Python code for rapid creation and conversion of radiation transport Monte Carlo (Geant4 and Fluka) geometries.
pyg4ometry is a very capable package to do many tasks related to Geant4/Fluka/MCNP geometry:
- Python scripting to create and assemble geometries
- Loading, editing and writing GDML
- Load and tessellate CAD geometry and export to GDML
- Load ROOT geometry and convert to GDML
- Powerful VTK viewer of geometries
- Converting from GDML to FLUKA and MCNP
- Exporting mesh geometries from GDML to VTP, OBJ, VRML etc.
- Python bindings to CGAL allowing complex mesh manipulation (e.g. hole filling, remeshing)
All with few lines of Python code!
import pyg4ometry as pg4
from g4edgetestdata import G4EdgeTestData
g4data = G4EdgeTestData()
# define a geometry registry
reg = pg4.geant4.Registry()
# build the world volume
world_s = pg4.geant4.solid.Orb("WorldAir", 1.5, reg, lunit="cm")
world_l = pg4.geant4.LogicalVolume(world_s, "G4_AIR", "WorldAir", reg)
reg.setWorld(world_l)
# import an STL file
reader = pg4.stl.Reader(g4data["stl/utah_teapot.stl"], registry=reg)
teapot_s = reader.getSolid()
# place the teapot in the world
teapot_l = pg4.geant4.LogicalVolume(teapot_s, "G4_Cu", "UtahTeapot", reg)
pg4.geant4.PhysicalVolume([0, 0, 0], [0, 0, 0], teapot_l, "UtahTeapot", world_l, reg)
# export to GDML file "geometry.gdml"
writer = pg4.gdml.Writer()
writer.addDetector(reg)
writer.write("./geometry.gdml")
# start an interactive VTK viewer instance
viewer = pg4.visualisation.VtkViewer()
viewer.addLogicalVolume(reg.getWorldVolume())
viewer.view()Check out our video tutorial for more:
Pre-built pyg4ometry wheels can be installed from PyPI using pip:
pip install pyg4ometry
If you cannot find wheels for your operating system / architecture, please open an issue.
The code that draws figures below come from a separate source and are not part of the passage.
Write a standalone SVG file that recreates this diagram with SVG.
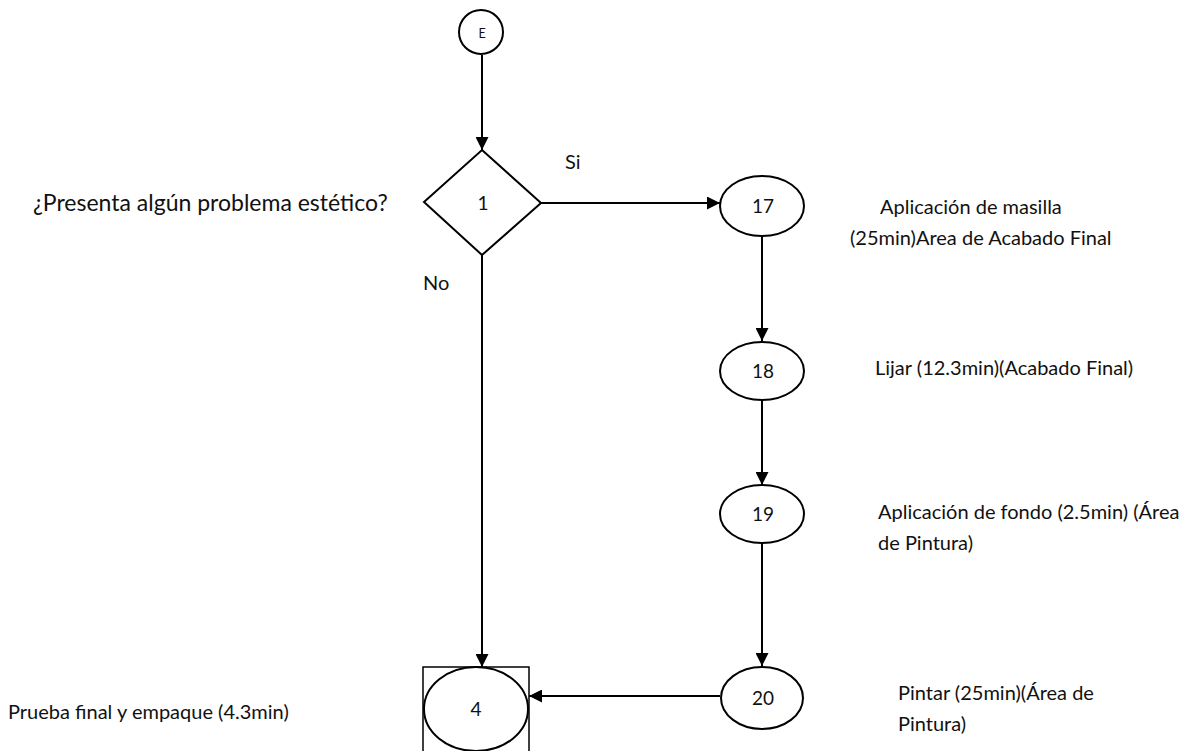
<svg xmlns="http://www.w3.org/2000/svg" width="1194" height="751" viewBox="0 0 1194 751">
  <style>
    .shape { fill: #ffffff; stroke: #000000; stroke-width: 2; }
    .box { fill: none; stroke: #000000; stroke-width: 1.5; }
    .edge { fill: none; stroke: #000000; stroke-width: 2; marker-end: url(#arrow); }
    text { font-family: Lato, "Open Sans", "Liberation Sans", sans-serif; fill: #111111; }
    .num { font-size: 19px; text-anchor: middle; }
    .lbl { font-size: 20px; }
    .q { font-size: 23px; }
  </style>
  <defs>
    <marker id="arrow" viewBox="0 0 10 10" refX="10" refY="5" markerWidth="13" markerHeight="13" markerUnits="userSpaceOnUse" orient="auto">
      <path d="M0,0 L10,5 L0,10 Z" fill="#000000"/>
    </marker>
  </defs>
  <rect width="1194" height="751" fill="#ffffff"/>

  <g id="connectors">
    <line class="edge" x1="482" y1="55" x2="482" y2="150"/>
    <line class="edge" x1="541" y1="203" x2="720" y2="203"/>
    <line class="edge" x1="482" y1="255" x2="482" y2="667"/>
    <line class="edge" x1="762" y1="236" x2="762" y2="341"/>
    <line class="edge" x1="762" y1="400" x2="762" y2="485"/>
    <line class="edge" x1="762" y1="543" x2="762" y2="666"/>
    <line class="edge" x1="720" y1="696" x2="529" y2="696"/>
    <text class="lbl" x="565" y="169">Si</text>
    <text class="lbl" x="423" y="290">No</text>
  </g>

  <g id="node-E">
    <circle class="shape" cx="481" cy="32" r="22"/>
    <text x="482" y="38" font-size="12.5" text-anchor="middle">E</text>
  </g>

  <g id="node-1">
    <polygon class="shape" points="482,150 541,203 482,255 424,202"/>
    <text class="num" x="483" y="210">1</text>
    <text class="q" x="33" y="211">¿Presenta algún problema estético?</text>
  </g>

  <g id="node-17">
    <ellipse class="shape" cx="762" cy="206" rx="42" ry="30"/>
    <text class="num" x="763" y="213">17</text>
    <text class="lbl" x="880" y="214">Aplicación de masilla</text>
    <text class="lbl" x="850" y="245">(25min)Area de Acabado Final</text>
  </g>

  <g id="node-18">
    <ellipse class="shape" cx="762" cy="371" rx="42" ry="29"/>
    <text class="num" x="763" y="378">18</text>
    <text class="lbl" x="875" y="375">Lijar (12.3min)(Acabado Final)</text>
  </g>

  <g id="node-19">
    <ellipse class="shape" cx="762" cy="514" rx="42" ry="29"/>
    <text class="num" x="763" y="521">19</text>
    <text class="lbl" x="878" y="519">Aplicación de fondo (2.5min) (Área</text>
    <text class="lbl" x="878" y="550">de Pintura)</text>
  </g>

  <g id="node-20">
    <ellipse class="shape" cx="762" cy="698" rx="41" ry="31"/>
    <text class="num" x="763" y="705">20</text>
    <text class="lbl" x="898" y="700">Pintar (25min)(Área de</text>
    <text class="lbl" x="898" y="731">Pintura)</text>
  </g>

  <g id="node-4">
    <rect class="box" x="423" y="667" width="106" height="86"/>
    <ellipse class="shape" cx="476" cy="709" rx="52" ry="42"/>
    <text class="num" x="476" y="716">4</text>
    <text class="lbl" x="8" y="719">Prueba final y empaque (4.3min)</text>
  </g>
</svg>
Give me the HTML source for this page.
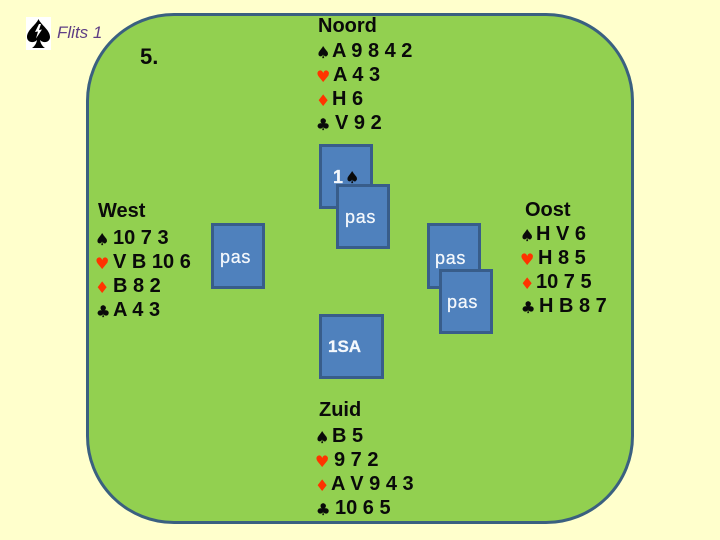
<!DOCTYPE html>
<html><head><meta charset="utf-8"><style>
html,body{margin:0;padding:0}
body{width:720px;height:540px;position:relative;overflow:hidden;background:#FFFFCC;font-family:"Liberation Sans",sans-serif;color:#0a0a0a}
.t{position:absolute;font-size:20px;font-weight:bold;line-height:24px;white-space:pre}
.s{position:absolute;font-family:"DejaVu Sans",sans-serif;font-size:16px;line-height:24px;color:#0a0a0a;margin-top:2px;margin-left:-1px;-webkit-text-stroke:.3px #0a0a0a}
.r{color:#FF3300;-webkit-text-stroke:0}
.c{position:absolute;box-sizing:border-box;background:#4F81BD;border:3px solid #385D8A}
.p{position:absolute;font-size:18px;letter-spacing:.7px;-webkit-text-stroke:.25px #F4F8FC;line-height:22px;color:#F4F8FC;white-space:pre}
</style></head><body>
<div style="position:absolute;left:86px;top:13px;width:548px;height:511px;box-sizing:border-box;background:#92D050;border:3px solid #3A6080;border-radius:88px"></div>

<svg style="position:absolute;left:26px;top:17px" width="25" height="33" viewBox="0 0 25 33">
<rect width="25" height="33" fill="#fff"/>
<path d="M12.5 2C10 8 1 13 1 20c0 5 6 7 10 3-.5 3-2 6-5 8h13c-3-2-4.500-5-5-8 4 4 10 2 10-3 0-7-9-12-11.500-18z" fill="#000"/>
<path d="M13 7l-4 8 3-.5-2 7 6-9-3 .5 2-6z" fill="#fff"/>
</svg>
<div style="position:absolute;left:57px;top:23px;font-size:17px;line-height:20px;font-style:italic;color:#5F3F85;white-space:pre">Flits 1</div>
<div class="t" style="left:140px;top:45px;font-size:22px">5.</div>

<div class="t" style="left:318px;top:14px">Noord</div>
<div class="s" style="left:317px;top:39px">♠</div><div class="t" style="left:332px;top:39px">A 9 8 4 2</div>
<div class="s r" style="left:317px;top:63px">♥</div><div class="t" style="left:333px;top:63px">A 4 3</div>
<div class="s r" style="left:317px;top:87px">♦</div><div class="t" style="left:332px;top:87px">H 6</div>
<div class="s" style="left:317px;top:111px">♣</div><div class="t" style="left:335px;top:111px">V 9 2</div>

<div class="c" style="left:319px;top:144px;width:54px;height:65px"></div>
<div class="p" style="left:333px;top:166px;font-weight:bold">1</div>
<div class="s" style="left:346px;top:164px">♠</div>
<div class="c" style="left:336px;top:184px;width:54px;height:65px"></div>
<div class="p" style="left:345px;top:206px">pas</div>

<div class="t" style="left:98px;top:199px">West</div>
<div class="s" style="left:96px;top:226px">♠</div><div class="t" style="left:113px;top:226px">10 7 3</div>
<div class="s r" style="left:96px;top:250px">♥</div><div class="t" style="left:113px;top:250px">V B 10 6</div>
<div class="s r" style="left:96px;top:274px">♦</div><div class="t" style="left:113px;top:274px">B 8 2</div>
<div class="s" style="left:97px;top:298px">♣</div><div class="t" style="left:113px;top:298px">A 4 3</div>

<div class="c" style="left:211px;top:223px;width:54px;height:66px"></div>
<div class="p" style="left:220px;top:246px">pas</div>

<div class="c" style="left:427px;top:223px;width:54px;height:66px"></div>
<div class="p" style="left:435px;top:247px">pas</div>
<div class="c" style="left:439px;top:269px;width:54px;height:65px"></div>
<div class="p" style="left:447px;top:291px">pas</div>

<div class="t" style="left:525px;top:198px">Oost</div>
<div class="s" style="left:521px;top:222px">♠</div><div class="t" style="left:536px;top:222px">H V 6</div>
<div class="s r" style="left:521px;top:246px">♥</div><div class="t" style="left:538px;top:246px">H 8 5</div>
<div class="s r" style="left:521px;top:270px">♦</div><div class="t" style="left:536px;top:270px">10 7 5</div>
<div class="s" style="left:522px;top:294px">♣</div><div class="t" style="left:539px;top:294px">H B 8 7</div>

<div class="c" style="left:319px;top:314px;width:65px;height:65px"></div>
<div class="p" style="left:328px;top:336px;font-size:17px;letter-spacing:0;font-weight:bold">1SA</div>

<div class="t" style="left:319px;top:398px">Zuid</div>
<div class="s" style="left:316px;top:424px">♠</div><div class="t" style="left:332px;top:424px">B 5</div>
<div class="s r" style="left:316px;top:448px">♥</div><div class="t" style="left:334px;top:448px">9 7 2</div>
<div class="s r" style="left:316px;top:472px">♦</div><div class="t" style="left:331px;top:472px">A V 9 4 3</div>
<div class="s" style="left:317px;top:496px">♣</div><div class="t" style="left:335px;top:496px">10 6 5</div>
</body></html>
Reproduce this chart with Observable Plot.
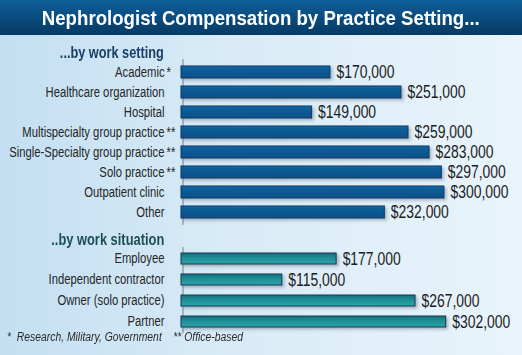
<!DOCTYPE html>
<html><head><meta charset="utf-8">
<script src="https://cdn.jsdelivr.net/npm/d3@7"></script>
<script src="https://cdn.jsdelivr.net/npm/@observablehq/plot@0.6"></script>
<style>
html,body{margin:0;padding:0;}
#wrap{position:relative;width:522px;height:355px;overflow:hidden;
 background:linear-gradient(90deg,#c3dff2 0%,#d9ebf7 45%,#e9f4fb 100%);
 font-family:"Liberation Sans",Arial,sans-serif;}
#title{position:absolute;left:0;top:0;width:522px;height:35px;
 background:linear-gradient(180deg,#0d5f9a 0%,#0a4a7c 55%,#073a63 100%);text-align:center;}
#title span{display:inline-block;color:#fff;font-weight:bold;font-size:21px;line-height:35px;white-space:nowrap;transform-origin:50% 50%;}
.hdr{position:absolute;right:358px;font-weight:bold;font-size:17px;white-space:nowrap;transform-origin:100% 50%;}
#h1{top:43px;color:#1a3e66;}
#h2{top:230px;color:#1c4e56;}
.plot{position:absolute;left:0;}
#p1{top:58px;}
#p2{top:246px;}
#foot{position:absolute;left:7px;top:330px;font-size:12.5px;font-style:italic;color:#2b2b2b;white-space:pre;transform-origin:0 50%;}
</style></head>
<body><div id="wrap">
<div id="title"><span>Nephrologist Compensation by Practice Setting...</span></div>
<div class="hdr" id="h1">...by work setting</div>
<div class="hdr" id="h2">..by work situation</div>
<div class="plot" id="p1"></div>
<div class="plot" id="p2"></div>
<div id="foot">*  Research, Military, Government    ** Office-based</div>
</div>
<script>
const settingNames = ["Academic","Healthcare organization","Hospital","Multispecialty group practice","Single-Specialty group practice","Solo practice","Outpatient clinic","Other"];
const settingNotes = ["*","","","**","**","**","",""];
const settingValues = [170000,251000,149000,259000,283000,297000,300000,232000];
const situationNames = ["Employee","Independent contractor","Owner (solo practice)","Partner"];
const situationNotes = ["","","",""];
const situationValues = [177000,115000,267000,302000];

const fmt = v => "$" + d3.format(",")(v);
const FONT = '"Liberation Sans",Arial,sans-serif';
const TICK_SIZE = 14, VAL_SIZE = 17.5;

// width measurement for condensing the Arial-like font to match the condensed original
const ctx = document.createElement("canvas").getContext("2d");
function measure(text, font) { ctx.font = font; return ctx.measureText(text).width; }
const TICK_F = 119 / measure("Healthcare organization", TICK_SIZE + "px " + FONT);
const VAL_F = 58 / measure("$170,000", VAL_SIZE + "px " + FONT);

function squeezeHTML(el, target) {
  el.style.display = "inline-block";
  const w = el.getBoundingClientRect().width;
  el.style.transform = `scaleX(${target / w})`;
}

function gradDefs(svg, id, stops) {
  const ns = "http://www.w3.org/2000/svg";
  const defs = document.createElementNS(ns, "defs");
  const g = document.createElementNS(ns, "linearGradient");
  g.setAttribute("id", id); g.setAttribute("x1","0"); g.setAttribute("x2","0");
  g.setAttribute("y1","0"); g.setAttribute("y2","1");
  stops.forEach(([o,c]) => { const s = document.createElementNS(ns,"stop"); s.setAttribute("offset",o); s.setAttribute("stop-color",c); g.appendChild(s); });
  defs.appendChild(g);
  const f = document.createElementNS(ns, "filter");
  f.setAttribute("id", id + "sh"); f.setAttribute("x","-5%"); f.setAttribute("y","-30%"); f.setAttribute("width","115%"); f.setAttribute("height","190%");
  f.innerHTML = '<feDropShadow dx="2" dy="2" stdDeviation="1.5" flood-color="#345" flood-opacity="0.35"/>';
  defs.appendChild(f);
  svg.insertBefore(defs, svg.firstChild);
}

function squeezeTexts(group, factor) {
  if (!group) return;
  group.querySelectorAll("text").forEach(t => {
    const w = t.getComputedTextLength();
    if (w > 0) { t.setAttribute("textLength", w * factor); t.setAttribute("lengthAdjust", "spacingAndGlyphs"); }
  });
}

function makeChart(host, names, notes, values, height, mt, mb, pad, gid, stops, stroke) {
  const data = names.map((n,i) => ({name:n, note:notes[i], value:values[i]}));
  const svg = Plot.plot({
    width: 522, height, marginLeft: 181, marginRight: 43, marginTop: mt, marginBottom: mb,
    style: {background: "transparent", fontFamily: FONT, fontSize: TICK_SIZE + "px", color: "#262626", overflow: "visible"},
    x: {domain: [0, 340000], axis: null},
    y: {domain: names, paddingInner: pad, paddingOuter: 0, label: null, tickSize: 0, tickPadding: 17},
    marks: [
      Plot.ruleX([0], {stroke: "#a9b4bf", strokeWidth: 2, insetTop: -4, insetBottom: -5, dx: 1.5}),
      Plot.barX(data, {y: "name", x: "value", fill: `url(#${gid})`, stroke, strokeWidth: 1}),
      Plot.text(data, {y: "name", x: "value", text: d => fmt(d.value), textAnchor: "start", dx: 6, fontSize: VAL_SIZE, fill: "#1c1c24"}),
      Plot.text(data, {y: "name", text: "note", frameAnchor: "left", dx: -15, textAnchor: "start", fontSize: TICK_SIZE, fill: "#262626"})
    ]
  });
  gradDefs(svg, gid, stops);
  const barG = svg.querySelector('g[aria-label="bar"]');
  if (barG) barG.setAttribute("filter", `url(#${gid}sh)`);
  host.appendChild(svg);
  squeezeTexts(svg.querySelector('g[aria-label="y-axis tick label"]'), TICK_F);
  const textGroups = svg.querySelectorAll('g[aria-label="text"]');
  squeezeTexts(textGroups[0], VAL_F);
  squeezeTexts(textGroups[1], TICK_F);
  return svg;
}

makeChart(document.getElementById("p1"), settingNames, settingNotes, settingValues, 172, 5, 10, 0.42, "gblue",
  [["0","#1a6aa5"],["0.25","#0f5d98"],["1","#0b5089"]], "#0a3862");
makeChart(document.getElementById("p2"), situationNames, situationNotes, situationValues, 88, 5, 5.7, 0.47, "gteal",
  [["0","#15707a"],["0.45","#1f8f96"],["1","#2ba6aa"]], "#0e3a52");

squeezeHTML(document.querySelector("#title span"), 438);
squeezeHTML(document.getElementById("h1"), 104);
squeezeHTML(document.getElementById("h2"), 113);
squeezeHTML(document.getElementById("foot"), 236);
</script>
</body></html>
Building from source requires some non-Python software dependencies. More documentation can be found in the installation guide in the manual.
- Geometries for BDSIM Geant4 simulation of accelerators
- LEGEND experiment
- FASER2 detector
- CERN North area
- Moller
- Proton therapy beam lines
To support the development and maintenance of pyg4ometry, please cite it! Any publications including simulations made using this software must cite the pyg4ometry paper:
S.D. Walker, A. Abramov, L.J. Nevay, W. Shields, S.T. Boogert, “pyg4ometry: A Python library for the creation of Monte Carlo radiation transport physical geometries”, Computer Physics Communications 272 108228 (2022). DOI: 10.1016/j.cpc.2021.108228
and the Zenodo release:
Citation information can be also obtained on GitHub by selecting “Cite this repository” in the sidebar on the right.